Despite McMichael’s accusations, police found nothing on Ahmaud Arbery that would indicate that he had been involved with any instances of burglary or criminal damage. As for McMichael’s claims that there had been multiple robberies in the area, an investigation into public records published by The Brunswick News revealed that there had only been one instance of robbery in the area since January- the theft of a handgun from an unlocked vehicle that was parked outside Travis McMichael’s home.

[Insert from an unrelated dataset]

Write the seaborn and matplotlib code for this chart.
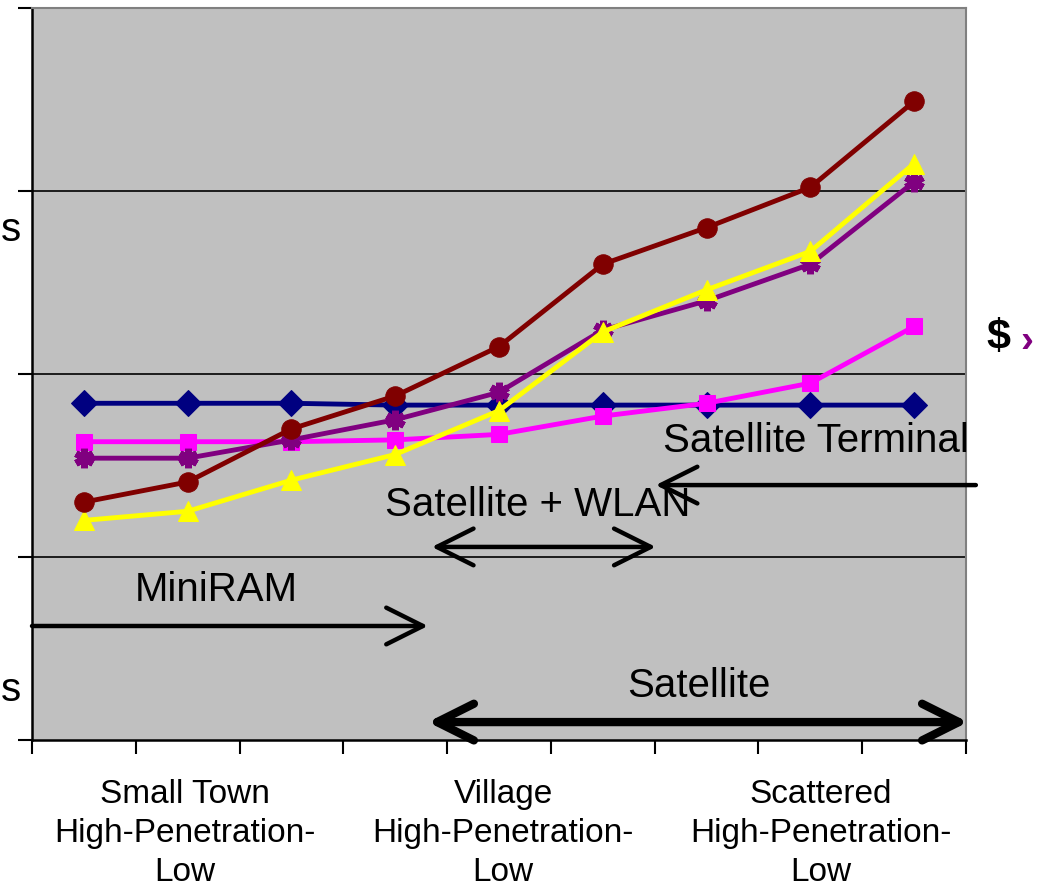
import numpy as np
import pandas as pd
import matplotlib
matplotlib.use("Agg")
import matplotlib.pyplot as plt
import seaborn as sns

# ---- data ----
positions = list(range(9))
navy_vals = [1.84, 1.84, 1.84, 1.83, 1.83, 1.83, 1.83, 1.83, 1.83]
magenta_vals = [1.63, 1.63, 1.63, 1.64, 1.67, 1.77, 1.84, 1.95, 2.26]
purple_vals = [1.54, 1.54, 1.64, 1.75, 1.90, 2.24, 2.40, 2.60, 3.05]
yellow_vals = [1.20, 1.25, 1.42, 1.56, 1.80, 2.23, 2.46, 2.67, 3.15]
darkred_vals = [1.30, 1.41, 1.70, 1.88, 2.15, 2.60, 2.80, 3.02, 3.49]

group_labels = ["Small Town\nHigh-Penetration-\nLow",
                "Village\nHigh-Penetration-\nLow",
                "Scattered\nHigh-Penetration-\nLow"]
group_pos = [0.97, 4.04, 7.10]

ann_labels = ["MiniRAM", "Satellite + WLAN", "Satellite Terminal", "Satellite"]

sns.set_style("white", {"axes.facecolor": "#C0C0C0"})
plt.rcParams['font.family'] = ['Liberation Sans', 'DejaVu Sans']
plt.rcParams['text.color'] = 'black'

fig = plt.figure(figsize=(10.45, 8.9), dpi=100)
ax = fig.add_axes([32/1045, 1-740/890, (966-32)/1045, (740-8)/890])
ax.set_facecolor("#C0C0C0")

series = [
    (navy_vals, "#000080", "D", 13, {}),
    (magenta_vals, "#FF00FF", "s", 12, {}),
    (purple_vals, "#800080", (6, 2, 0), 14, {"markeredgewidth": 5}),
    (yellow_vals, "#FFFF00", "^", 15, {}),
    (darkred_vals, "#800000", "o", 14, {}),
]
for vals, col, mk, ms, extra in series:
    df = pd.DataFrame({"x": positions, "y": vals})
    sns.lineplot(data=df, x="x", y="y", ax=ax, color=col, lw=3.5,
                 marker=mk, markersize=ms, markerfacecolor=col,
                 markeredgecolor=col, zorder=3, **extra)

ax.set_xlim(-0.5, 8.5)
ax.set_ylim(0, 4)
ax.set_yticks([0, 1, 2, 3, 4])
ax.set_yticklabels([])
ax.set_xticks(np.arange(-0.5, 8.6, 1.0))
ax.set_xticklabels([])
ax.tick_params(axis="both", direction="out", length=10, width=1.5, color="black",
               bottom=True, left=True)
ax.set_xlabel("")
ax.set_ylabel("")
for y in [1, 2, 3]:
    ax.axhline(y, color="black", lw=1.2, zorder=1)
for s in ["left", "bottom"]:
    ax.spines[s].set_color("black")
    ax.spines[s].set_linewidth(1.8)
for s in ["top", "right"]:
    ax.spines[s].set_color("#808080")
    ax.spines[s].set_linewidth(1.5)

for lab, xp in zip(group_labels, group_pos):
    ax.text(xp, -0.215, lab, ha="center", va="top", fontsize=24,
            linespacing=1.32, clip_on=False, color="black")

def arrow(x0, x1, y, style, lw):
    ax.annotate("", xy=(x1, y), xytext=(x0, y), xycoords="data",
                arrowprops=dict(arrowstyle=style + ",head_length=1.2,head_width=0.6",
                                lw=lw, color="black", mutation_scale=22,
                                shrinkA=0, shrinkB=0),
                annotation_clip=False, zorder=4)

arrow(-0.5, 3.315, 0.623, "->", 3.2)
arrow(3.353, 5.51, 1.055, "<->", 3.2)
arrow(8.595, 5.51, 1.393, "->", 3.2)
arrow(3.315, 8.52, 0.098, "<->", 6)

fs = 29
ax.text(1.28, 0.82, ann_labels[0], ha="center", va="center", fontsize=fs, color="black")
ax.text(4.37, 1.284, ann_labels[1], ha="center", va="center", fontsize=fs, color="black")
ax.text(7.05, 1.634, ann_labels[2], ha="center", va="center", fontsize=fs,
        clip_on=False, color="black")
ax.text(5.93, 0.295, ann_labels[3], ha="center", va="center", fontsize=fs, color="black")

# side labels
fig.text(1/1045, 1-230/890, "s", ha="left", va="center", fontsize=fs, color="black")
fig.text(1/1045, 1-690/890, "s", ha="left", va="center", fontsize=fs, color="black")
fig.text(998/1045, 1-338/890, "$", ha="center", va="center", fontsize=31,
         fontweight="heavy", color="black")
fig.text(1027/1045, 1-342/890, "\u203a", ha="center", va="center", fontsize=28,
         fontweight="bold", color="#800080")

fig.savefig("out.png", dpi=100)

Lost in the chaos of the Covid-19 global pandemic, the case went quiet, social distancing rules and lock-downs prevented the people from protesting in groups but those outraged by the incident took to social media to demand justice for Ahmaud, whom they believed was the victim of a racist attack and the hashtag #irunwithmaud was born. Those following the case were shocked that no arrests had been made and that a young black man could be harassed and killed in the street by private citizens who remained free to go about their life.

The murder had not gone unnoticed. A neighbor of the McMichaels, later identified as a Mr. William Brian, had pulled out his phone and started to record when he saw Arbery stop in front of McMichael’s pickup, which had stopped ahead of the young man to cut him off.

The video shows Travis McMichael get out of his vehicle, shotgun in hand, while his father stands in the back of the bed with a handgun. Arbery approaches the vehicle that has driven in front of him and parked in his path and the two parties begin to argue. It is believed that a gunshot can be heard on the footage before Travis McMichael and the victim begin to scuffle, another gunshot can be heard while the pair tussle to the left of the frame before Travis shoots the victim in the torso at point blank range as Arbery appears to defend himself by throwing punches and attempting to disarm Travis McMichael.

Arbery backs away and collapses in a heap and according to reports, bled to death.

Two months after Arbery’s murder, the father and son duo were arrested. Travis McMichael was charged with aggravated assault and murder and his farther, Gregory McMichael was charged with being a party to aggravated assault and murder. The arrest came May 7, 2020, just two days after the Georgia Bureau of Investigation took over the case.

The first two district attorneys assigned to the case recused, due to their connections to Ahmaud Arbery, who up until last May, was an investigator at the Brunswick Judicial Circuit district attorney.

Media outlets would begin reporting Arbery’s criminal history, including an incident several years earlier that stated the victim allegedly brought a gun to a high school basketball game as well as a shoplifting incident. The victims mother retaliated to the reports calling it an attempt to assassinate Ahmaud Arbery’s character, going on to highlight that whatever he may or may not have done in the past was completely irrelevant to the shooting death of her unarmed son who was killed in cold blood for simply jogging.

Ahmaud Arbery’s father called his son’s murder “a modern-day lynching” and added that he did not know how he would ever get over it.